Be great if the big man read it too.
And the prats come out. Well done Chris. If cyclists stop acting like plonkers, then they can expect to stop being treated like plonkers.
Yeah, motorists are also plonkers, but Chris is quite right about cyclists being their own worst enemies...
You couldn't be more wrong if you tried. Tell that to the spouse of anyone killed by a driver not giving enough 'respect'. They will find it utterly repugnant that somehow the actions of someone 500 miles away and three decades younger interacting with a driver none of them have ever met or driven past somehow should have influenced the actions of their beloved's killer. In a country of about 30 MILLION drivers. That their dead spouse was to blame for their own demise, based on some bizarre sense of collective responsibility.
Can you even begin to see how screwed up this idea of collective responsibility is?
Very succinctly put Mike. +1
Hoy stick to racing cars please!!
Quality, you wouldn't fancy sprinting away from the lights after being told off either
Wish I didn't have one of his bikes now. So I don't get respect on the road because of some chavy twat being stupid on their bike.
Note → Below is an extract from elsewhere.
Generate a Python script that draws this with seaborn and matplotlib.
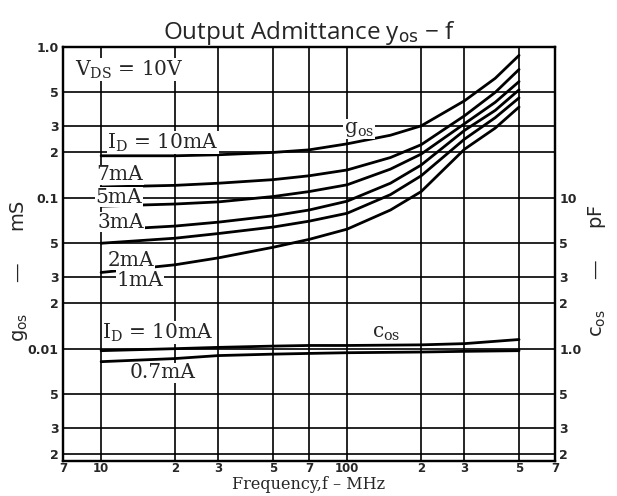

Drivers certainly don't earn my respect but I still have to give it, or I die. Respect does not need to be earned when the consequences could be someone's life.
Couldn't agree with the big man more. Well said that man.
If I get hit by a car I'll be sure to remember as I'm ground to pulp that it's all because I didn't have respect of other road users due to someone I've never met jumping a red light. A real comfort.
"If I get hit by a car I'll be sure to remember as I'm ground to pulp that it's all because I didn't have respect of other road users due to someone I've never met jumping a red light. A real comfort."
And there's the problem.
Short term view - it's all about me me me!
Which is the same reason 'cyclists' (well, people on bikes) jump red lights and why there is such a negative view of it as a mode of transport in the Daily Wail.
lol yeah when it comes to get getting murdered by a fucking juggernaut i do tend to be a bit 'me me me'. you don't even make sense mate.
Respect is given. Not earned.
That's Chris Hoy off my christmas card list.